В комнате, из которой можно было попасть на настенную платформу, хранились инструменты каноника для наблюдения за небом. Они были простыми, по большей степени изготовленными им самим в соответствии с инструкциями, данными Птолемеем в Альмагесте

тысячу триста лет тому назад. Вообще-то говоря, они были грубыми и не такими надежными, как инструменты древних греков и арабов. Одним из таких инструментов был triquetrum
[118] или же "крестовина", высотой около двенадцати футов; состоял он из трех сосновых брусков. Один брусок стоял вертикально, второй брусок – с двумя мушками или прицелами, как на ружейном стволе – подвешивался к верхней части первого бруска так, что его можно было нацеливать на Луну или звезду; третий брусок был крестовиной, маркированный как измерительная линейка, по ней можно было считать угловую высоту звезды над горизонтом. Другим основным инструментом были вертикальные солнечные часы; их основание указывало на север и юг, сами же часы позволяли отметить высоту Солнца в полдень. Еще здесь имелся "Посох Иакова" или же Baculus astronomicus
(алидада), который представлял собой самый обыкновенный длинный шест с коротким, передвижным перекрестьем. Линз или зеркал нигде не видно, астрономия еще не открыла для себя использования стекла.

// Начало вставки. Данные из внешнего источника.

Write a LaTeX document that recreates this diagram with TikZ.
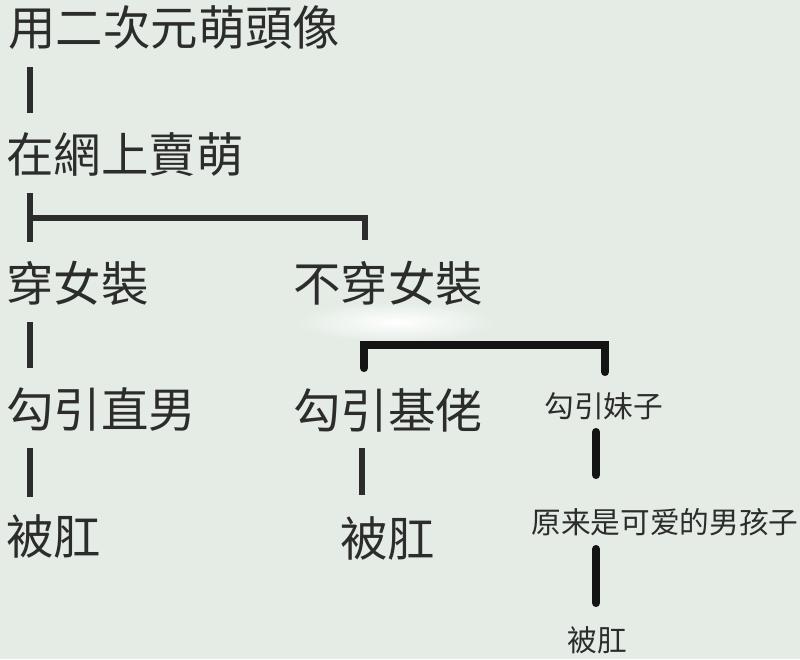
\documentclass[tikz,border=0pt]{standalone}
\usepackage{fontspec}
\newfontfamily\tcfont{Noto Sans CJK TC}
\newfontfamily\scfont{Noto Sans CJK SC}
\usetikzlibrary{calc}
\definecolor{bgcol}{HTML}{E4ECE5}
\definecolor{inkcol}{HTML}{2C2C2C}
\tikzset{
  bigtext/.style={anchor=west, inner sep=0pt, text=inkcol, font=\tcfont\fontsize{27pt}{31pt}\selectfont},
  smalltext/.style={anchor=west, inner sep=0pt, text=inkcol, font=\scfont\fontsize{16.9pt}{19pt}\selectfont},
  thinline/.style={draw=inkcol, line width=3pt},
  boldline/.style={draw=black!92, line width=4.6pt, line cap=round},
  smudge/.style={inner color=white, outer color=bgcol, draw=none},
}
\begin{document}
\begin{tikzpicture}[x=0.02cm, y=-0.02cm]
\fill[bgcol] (0,0) rectangle (800,659);
\useasboundingbox (0,0) rectangle (800,659);

\shade[smudge] (396,322) ellipse [x radius=100, y radius=20];

\node[bigtext] (n1) at (8,28) {用二次元萌頭像};
\node[bigtext] (n2) at (6,155) {在網上賣萌};
\node[bigtext] (n3) at (6,283) {穿女裝};
\node[bigtext] (n4) at (293,283) {不穿女裝};
\node[bigtext] (n5) at (6,409) {勾引直男};
\node[bigtext] (n6) at (293,410) {勾引基佬};
\node[smalltext] (n7) at (544,406) {勾引妹子};
\node[bigtext] (n8) at (6,536) {被肛};
\node[bigtext] (n9) at (340,538) {被肛};
\node[smalltext] (n10) at (531,522) {原来是可爱的男孩子};
\node[smalltext] (n11) at (567,640) {被肛};

% left column
\draw[thinline] ($(n1.west)+(22,39)$) -- ($(n2.west)+(24,-42)$);
\draw[thinline] ($(n2.west)+(24,38)$) -- ($(n3.west)+(24,-41)$);
\draw[thinline] ($(n3.west)+(24,-65)$) -| ($(n4.west)+(72,-43)$);
\draw[thinline] ($(n3.west)+(24,39)$) -- ($(n5.west)+(24,-41)$);
\draw[thinline] ($(n5.west)+(24,39)$) -- ($(n8.west)+(24,-39)$);

% middle column
\draw[boldline] ($(n6.west)+(71,-42)$) -- ($(n6.west)+(71,-65)$) -- ($(n7.west)+(61,-61)$) -- ($(n7.west)+(61,-34)$);
\draw[thinline] ($(n6.west)+(69,38)$) -- ($(n9.west)+(22,-43)$);

% right column
\draw[boldline] ($(n7.west)+(52,26)$) -- ($(n10.west)+(65,-47)$);
\draw[boldline] ($(n10.west)+(65,27)$) -- ($(n11.west)+(29,-37)$);
\end{tikzpicture}
\end{document}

Тем не менее, гораздо более лучшие и точные инструменты канонику были доступны – квадранты, астролябии или же громадные армиллярные сферы из блестящей меди и бронзы, такие, какие великий Региомонтан[119] установил в своей обсерватории в Нюрнберге. Каноник Коппернигк всегда получал на свое содержание достаточные средства, так что он мог спокойно заказать эти инструменты в мастерских Нюрнберга. Его собственные трикветр и алидада были весьма грубыми; как-то раз он заявил молодому Ретикусу, что если бы ему удалось снизить ошибки наблюдений до десяти минут дуги, он был бы рад настолько же, насколько был рад Пифагор, когда открыл свою знаменитую теорему [120]. Но ошибка в десять минут дуги равна одной трети кажущейся ширины полной Луны на небе; александрийские астрономы получали более точные результаты. Сделав звезды основным занятием собственной жизни, ну почему, черт подери, обеспеченный каноник так и не заказал себе инструменты, которые сделали бы его более счастливым, чем сам Пифагор?